Русский край, чужая вера. Этноконфессиональная политика империи в Литве и Белоруссии при Александре II
Шрифт:

Оспаривал Аксаков и конкретные меры виленской администрации – например, распоряжение о переходе с польского на русский язык в преподавании католического закона Божьего в государственных учебных заведениях: «…как нам кажется, русскому государству вовсе нет ни дела, ни обязанности заботиться об обучении кого бы то ни было папизму – на казенный счет, как бы ни происходило обучение – по-русски ли, по-польски или по-латыни. Пусть себе обучается этой лжи как кто хочет и как знает». Аксаков подводил читателя к выводу о необходимости отказа от модели конфессиональной политики, предоставляющей и неправославным вероисповеданиям государственную опеку: «Русское государство заботится с необыкновенным усердием, издерживает государственные деньги, употребляет в дело свои могучие средства – всё для того, чтобы на русском языке проповедовалась ложь папства, славился по-русски Магомет и по-русски же отрицалась евреями истина христианства» [1407] .

1407

Там же. 1865. № 39. 28 октября. В недавней монографии Р. Круза, посвященной взаимодействию имперского государства и ислама, роль главного противника «конфессионального государства» среди публицистов 1860-х годов отводится не И.С. Аксакову, а М.Н. Каткову (Crews R. For Prophet and Tsar. Islam and Empire in Russia and Central Asia. Cambridge: Harvard University Press, 2006. P. 294–297). Катков действительно не раз критически высказывался насчет попечения властей о «чистоте» неправославных вероисповеданий – прежде всего иудаизма и ислама (в случае католицизма, напротив, он прямо выступал за содействие властей его очищению от всего «антиканонического», читай польского в национальном смысле), но этой риторике до известной степени противоречит его же программа русификации богослужения этих конфессий, несомненно, созвучная традиции государственного дисциплинирующего вмешательства в конфессиональные дела (даже если сам Катков старался связать ее с идеей свободы совести).
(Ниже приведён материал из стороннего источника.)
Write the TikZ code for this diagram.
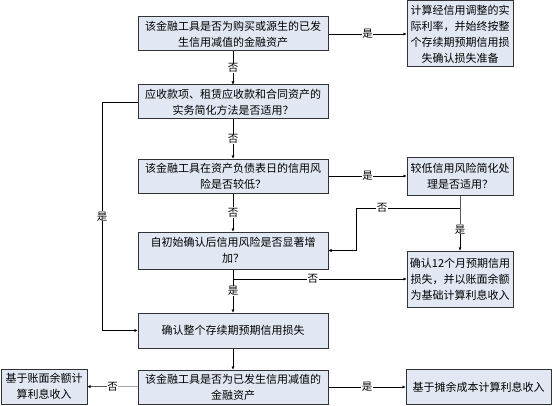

Само по себе аксаковское превознесение религиозной компоненты «народности» нельзя считать патентованным изобретением

славянофильства, да и уникальной чертой, присущей лишь русскому национализму. Не в одной России реконфессионализация общественно-политической жизни сопутствовала нациостроительству в модернизирующейся империи. Как уже отмечалось выше в главе 5, усиливавшаяся в те же 1860-е годы враждебность прусских властей к католицизму (разрешившаяся в следующее десятилетие Kulturkampf’ом) вытекала из более или менее эксплицитного отождествления этнического германства с кругом протестантских ценностей. В свою очередь, Габсбурги с 1840-х годов все больше опирались на католическую религиозность и обрядность не просто для укрепления династической лояльности подданных-католиков, но и для мобилизации в полиэтническом населении сознательных гражданских чувств по отношению к государству [1408] . И тем не менее славянофилы вообще и Аксаков в частности выбиваются из этого ряда. Они не ограничивались общей религиозной концептуализацией национального единства – призыв к своего рода сегрегации неправославных конфессий от языка государства и «господствующей веры» можно, вероятно, расценивать как экстремистскую тенденцию в дискурсе религиозного национализма.

1408

Unowsky D. The Pomp and Politics of Patriotism: Imperial Celebrations in Habsburg Austria, 1848–1916. West Lafayette, IN: Purdue University Press, 2005. Р. 26–32 et passim.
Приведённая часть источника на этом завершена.